You can see it. It’s everywhere if you know what you’re looking for. How for example the priest or minister or pastor expects and the congregation expects him or her to preach for twenty or thirty or forty minutes about what we should do with our lives. Or about what the Bible means. Or about the pastor’s own faith journey. As if we were all waiting out here for a revelation. For the pastor to enlighten us about God.

As if we all were putting our lives on pause to have them be informed and changed and refitted and refashioned and rehabilitated by the pastor in his or her weekly address to us.

I don’t know about you, but this seems like a lot of hogwash. I mean. Who did Jesus say was first in heaven? In the Kingdom? The priests? The ministers? The clergy? The pastors?

Who should we look to for guidance after Jesus? Did Jesus say to look for the priests, pastors, ministers? The clergy? Did he say I will send Peter to you, and he will be your guide, philosopher, and friend? Or some surrogate of Peter’s?

I don’t think I find that anywhere. I find him saying that he’s sending the Counselor. The Holy Spirit. And that we should seek him out. Should look to him for guidance. Should look to him for God’s authority. God’s presence.

So what’s up with these pastors? What’s up with this paradigm that all of us sinner mystic believer priests and the pastor-minister-clergy-priests have gotten ourselves locked into?

The damage is everywhere. Speak to a few fellow Christians in the back of the church. Real damage there from pastors. Speak to a few pastors. Real damage there from Christians in the back of the church. In the sense that they believe what we believe about them. They believe that they are special. They are chosen. They are annointed. They are invested.

Can you imagine what that does to a person? When everyone around you constantly reinforces this ridiculous idea? This unBiblical idea? This grandiose idea? And can you imagine trying to live up to this impossible idea? Can you imagine the self-torture that goes on? Or alternatively the arrogance?
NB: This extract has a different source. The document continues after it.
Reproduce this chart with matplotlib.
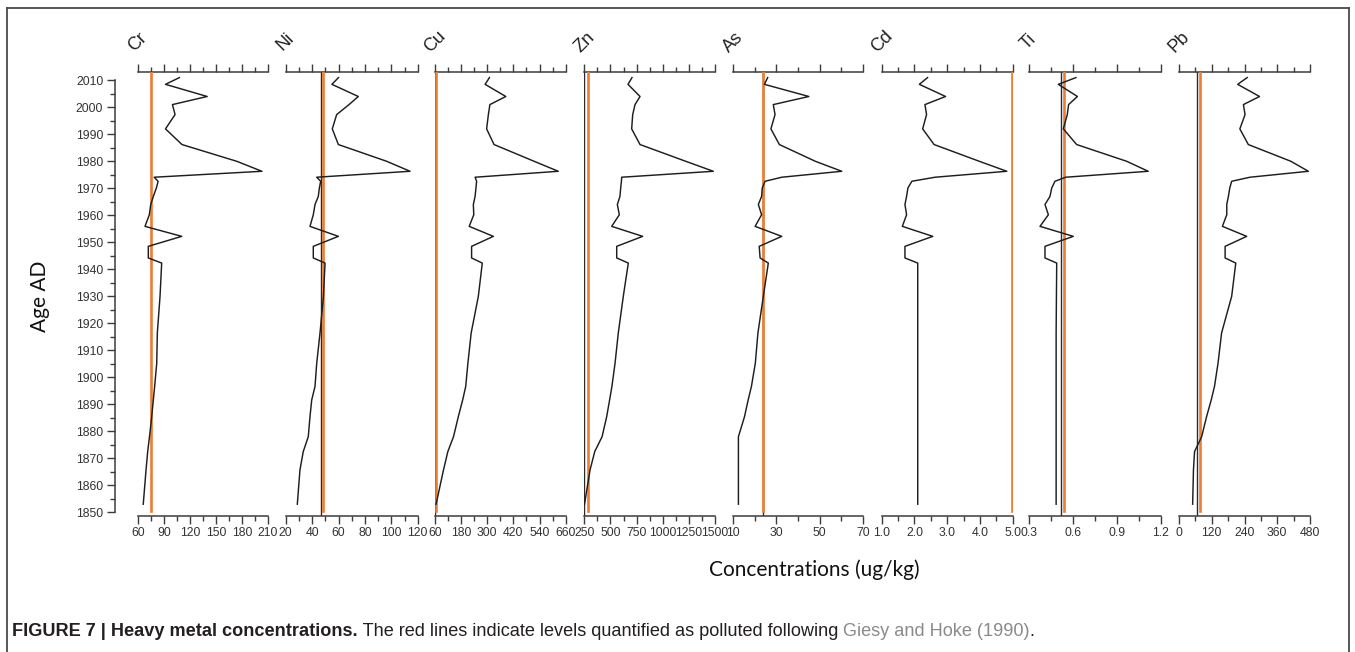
import matplotlib
matplotlib.use("Agg")
import matplotlib.pyplot as plt
from matplotlib.lines import Line2D
from matplotlib.ticker import MultipleLocator, FixedLocator

# ---------------- data ----------------
YEARS = [2011, 2008.5, 2004, 2001, 1997.3, 1992, 1986.2, 1980, 1976.3, 1974.1,
         1972.6, 1970.1, 1967, 1964, 1960.2, 1955.9, 1952.2, 1948.5, 1944.2, 1942.3,
         1930, 1916.4, 1905.2, 1896.6, 1891.6, 1885.4, 1878, 1872.5, 1865.7, 1853]

CR = [108, 92, 140, 100, 103, 92, 111, 174, 203, 79, 83.5, 81.5, 78, 75, 73.4, 68.4,
      110.7, 72.2, 72.2, 87.6, 85.7, 82.6, 81.9, 79.5, 78, 76.1, 73.6, 71.5, 69.6, 66.4]
NI = [60, 55, 75, 68, 58.6, 55.3, 59.9, 96.5, 114.2, 43.5, 46.5, 45.5, 44.7, 42.2, 40.9,
      38.4, 59.9, 40.9, 40.9, 49.8, 48.6, 46, 43.5, 42.2, 39.7, 38.4, 37.1, 33.3, 30.8, 28.8]
CU = [310, 290, 385, 312, 305, 297, 331, 515, 626, 244, 251, 248, 244, 236, 238, 217,
      328, 228, 228, 277, 259, 226, 211, 201, 187, 167, 145, 119, 99, 65]
ZN = [706, 668, 783, 735, 713, 703, 783, 1220, 1484, 608, 605, 598, 591, 566, 585, 512,
      808, 560, 560, 671, 623, 575, 544, 514, 492, 464, 420, 350, 305, 252]
AS = [26, 24.5, 45, 28.6, 29.4, 27.5, 31.4, 48, 60.2, 32.5, 24.8, 23.5, 23.2, 21.7, 23.2,
      20.2, 32.5, 22.1, 22.5, 26.3, 24, 21.5, 20.3, 18.5, 17, 15.3, 12.5, 12.5, 12.5, 12.5]
CD = [2.4, 2.15, 2.95, 2.32, 2.37, 2.25, 2.6, 3.98, 4.82, 2.63, 1.92, 1.8, 1.76, 1.71,
      1.76, 1.63, 2.56, 1.71, 1.71, 2.10, 2.10, 2.10, 2.10, 2.10, 2.10, 2.10, 2.10, 2.10,
      2.10, 2.10]
TI = [0.62, 0.50, 0.63, 0.57, 0.561, 0.534, 0.625, 0.966, 1.113, 0.55, 0.477, 0.455,
      0.443, 0.409, 0.432, 0.375, 0.602, 0.409, 0.409, 0.489, 0.487, 0.485, 0.485, 0.485,
      0.485, 0.485, 0.485, 0.485, 0.485, 0.485]
PB = [250, 215, 295, 236, 242, 223, 254, 410, 474, 260, 193, 186, 181, 175, 175, 159,
      248, 169, 169, 208, 193, 156, 143, 130, 118, 101, 83, 57, 53, 50]

ELEMENTS = ["Cr", "Ni", "Cu", "Zn", "As", "Cd", "Ti", "Pb"]
SERIES = [CR, NI, CU, ZN, AS, CD, TI, PB]
XMIN = [60, 20, 60, 250, 10, 1.0, 0.3, 0]
XMAX = [210, 120, 660, 1500, 70, 5.0, 1.2, 480]
MAJOR = [30, 20, 120, 250, 20, 1.0, 0.3, 120]
TICKFMT = ["{:.0f}", "{:.0f}", "{:.0f}", "{:.0f}", "{:.0f}", "{:.1f}", "{:.1f}", "{:.0f}"]
POLLUTED = [75, 48.3, 66, 288, 24, 4.98, 0.537, 77]          # orange lines
REFERENCE = [None, 46.7, 60.6, 251, 23.7, None, 0.516, 65]   # thin black lines

YTICKS = list(range(1850, 2011, 10))

# ---------------- layout ----------------
W, H = 1355, 652
fig = plt.figure(figsize=(W / 100, H / 100), dpi=100)
fig.patch.set_facecolor("white")

TOP_PX, BOT_PX = 72, 516
YLIM = (1848.63, 2013.07)
LEFTS = [137.7, 285.7, 435.0, 584.3, 733.0, 881.7, 1029.0, 1179.0]
RIGHTS = [268.0, 417.7, 565.7, 715.0, 863.0, 1012.7, 1161.0, 1310.0]

TICK_FONT = "Liberation Sans"
AX_COL = "#3c3c3c"
TXT_COL = "#333333"
ORANGE = "#ED7D31"


def rect(l, r):
    return [l / W, 1 - BOT_PX / H, (r - l) / W, (BOT_PX - TOP_PX) / H]


for i, el in enumerate(ELEMENTS):
    ax = fig.add_axes(rect(LEFTS[i], RIGHTS[i]))
    ax.set_facecolor("none")
    ax.set_xlim(XMIN[i], XMAX[i])
    ax.set_ylim(*YLIM)
    for s in ("left", "right"):
        ax.spines[s].set_visible(False)
    for s in ("top", "bottom"):
        ax.spines[s].set_color(AX_COL)
        ax.spines[s].set_linewidth(1.1)
    # reference lines
    if REFERENCE[i] is not None:
        ax.axvline(REFERENCE[i], color="#2a2a2a", lw=1.0, zorder=2)
    frac_1850 = (1850.3 - YLIM[0]) / (YLIM[1] - YLIM[0])
    ax.axvline(POLLUTED[i], ymin=frac_1850, ymax=1, color=ORANGE, lw=1.9, zorder=3)
    # data profile
    ax.plot(SERIES[i], YEARS, color="#1e1e1e", lw=1.05, zorder=4)

    majors = []
    v = XMIN[i]
    while v <= XMAX[i] + 1e-9:
        majors.append(v)
        v += MAJOR[i]
    ax.xaxis.set_major_locator(FixedLocator(majors))
    ax.xaxis.set_minor_locator(MultipleLocator(MAJOR[i] / 2))
    ax.set_xticklabels([TICKFMT[i].format(m) for m in majors],
                       fontsize=8.8, family=TICK_FONT, color=TXT_COL)
    ax.tick_params(axis="x", which="both", direction="out", top=True, bottom=True,
                   labeltop=False, labelbottom=True, color=AX_COL, width=1.0, pad=2.5)
    ax.tick_params(axis="x", which="major", length=5.5)
    ax.tick_params(axis="x", which="minor", length=3.5)
    ax.set_yticks([])

    fig.text(LEFTS[i] / W, 1 - 42 / H, el, rotation=45, ha="center", va="center",
             fontsize=13, family=TICK_FONT, color="#222222")

# y axis (detached)
yax = fig.add_axes(rect(115, 116))
yax.set_facecolor("none")
yax.set_ylim(*YLIM)
for s in ("top", "right", "bottom"):
    yax.spines[s].set_visible(False)
yax.spines["left"].set_color(AX_COL)
yax.spines["left"].set_linewidth(1.1)
yax.spines["left"].set_bounds(1850, 2010)
yax.set_xticks([])
yax.set_yticks(YTICKS)
yax.yaxis.set_minor_locator(FixedLocator([y + 5 for y in YTICKS[:-1]]))
yax.set_yticklabels([str(y) for y in YTICKS], fontsize=8.8, family=TICK_FONT, color=TXT_COL)
yax.tick_params(axis="y", which="major", length=6, width=1.0, color=AX_COL, pad=2.5)
yax.tick_params(axis="y", which="minor", length=3.5, width=1.0, color=AX_COL)

fig.text(40 / W, 1 - 296 / H, "Age AD", rotation=90, ha="center", va="center",
         fontsize=15, family="Lato", color="#111111")
fig.text(814 / W, 1 - 570 / H, "Concentrations (ug/kg)", ha="center", va="center",
         fontsize=15, family="Lato", color="#111111")

# caption built from pieces
fig.canvas.draw()
renderer = fig.canvas.get_renderer()
pieces = [("FIGURE 7 | Heavy metal concentrations.", "bold", "#231f20"),
          (" The red lines indicate levels quantified as polluted following ", "normal", "#231f20"),
          ("Giesy and Hoke (1990)", "normal", "#8a8a8a"),
          (".", "normal", "#231f20")]


def draw_caption(size, draw=True):
    x = 12.0
    arts = []
    for txt, wt, col in pieces:
        t = fig.text(x / W, 1 - 632 / H, txt, ha="left", va="center", fontsize=size,
                     family=TICK_FONT, weight=wt, color=col)
        bb = t.get_window_extent(renderer)
        x += bb.width
        arts.append(t)
    if not draw:
        for t in arts:
            t.remove()
    return x


end = draw_caption(11.0, draw=False)
size = 11.0 * (1036 - 12) / (end - 12)
draw_caption(size)

# frame
frame_col = "#4a4a4a"
for xs, ys in [((6.5, 6.5), (8, H)), ((6.5, 1349), (8, 8)), ((1349, 1349), (8, H))]:
    fig.add_artist(Line2D([x / W for x in xs], [1 - y / H for y in ys],
                          transform=fig.transFigure, color=frame_col, lw=1.3))

fig.savefig("out.png", dpi=100, facecolor="white")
But most of all, I’m concerned with us. We mere Christians. We merely sinful struggling mystic believer priests. Because there are so many of us. Because in terms of a class of damaged Christians, we sheep outnumber the priests and pastors and ministers and other religious types about 100 or 200 to 1.

To the extent we buy into this privileged pastor nonsense, we do not look for God ourselves. We do not believe the Holy Spirit has invested us uniquely with God’s presence, with God’s Word, with God’s love, with God’s own delegated authority.

We do not seek God with all our heart and mind and strength. We let Mikey do it. We delegate the knowledge of God, the understanding of God, the seeking of God, the things of God. To someone else. To the pastor clergy minister priest.

To the person in charge. See him or her up front? To the person leading the whole business. The person calling the shots and standing by design next to the Holy of Holies. Next to God himself.

And we. We the unwashed. Stand or sit or kneel. At a great distance from that. From God. Down here in the sputum and blood and mucous and dirt and and excrement and vileness of ordinary life. The quotidian banality and boredom of regular life. The profane abandonment of unGodly life.

And this is wrong. This way of living and thinking and feeling and being with God is wrong. Life in God is the full tilt boogie life. We all stand in the Holy of Holies. Co-located and co-habitant with God.

And don’t you let your pastor or your friend or Lucifer or any unholy voice inside you say different.

Jesus has given us life in him. Not life in a pastor. Not life according to some priest’s understanding. Life in Jesus Christ. Life according to him. Life authored by him. Life in full only with and in and through him.

First God, for he is our root. Then Jesus, for he is our vine. He connects all of us to God. Individually and corporately. And all of us to one another.

And then us. All of us. For we are the branches. All of us. Equally. The people of God.

All of one being, each with its different nature. All partaking of God's life. All alive in God's grace and love--his Holy Spirit--which he pumps like nutrients and the water of life itself into us each moment.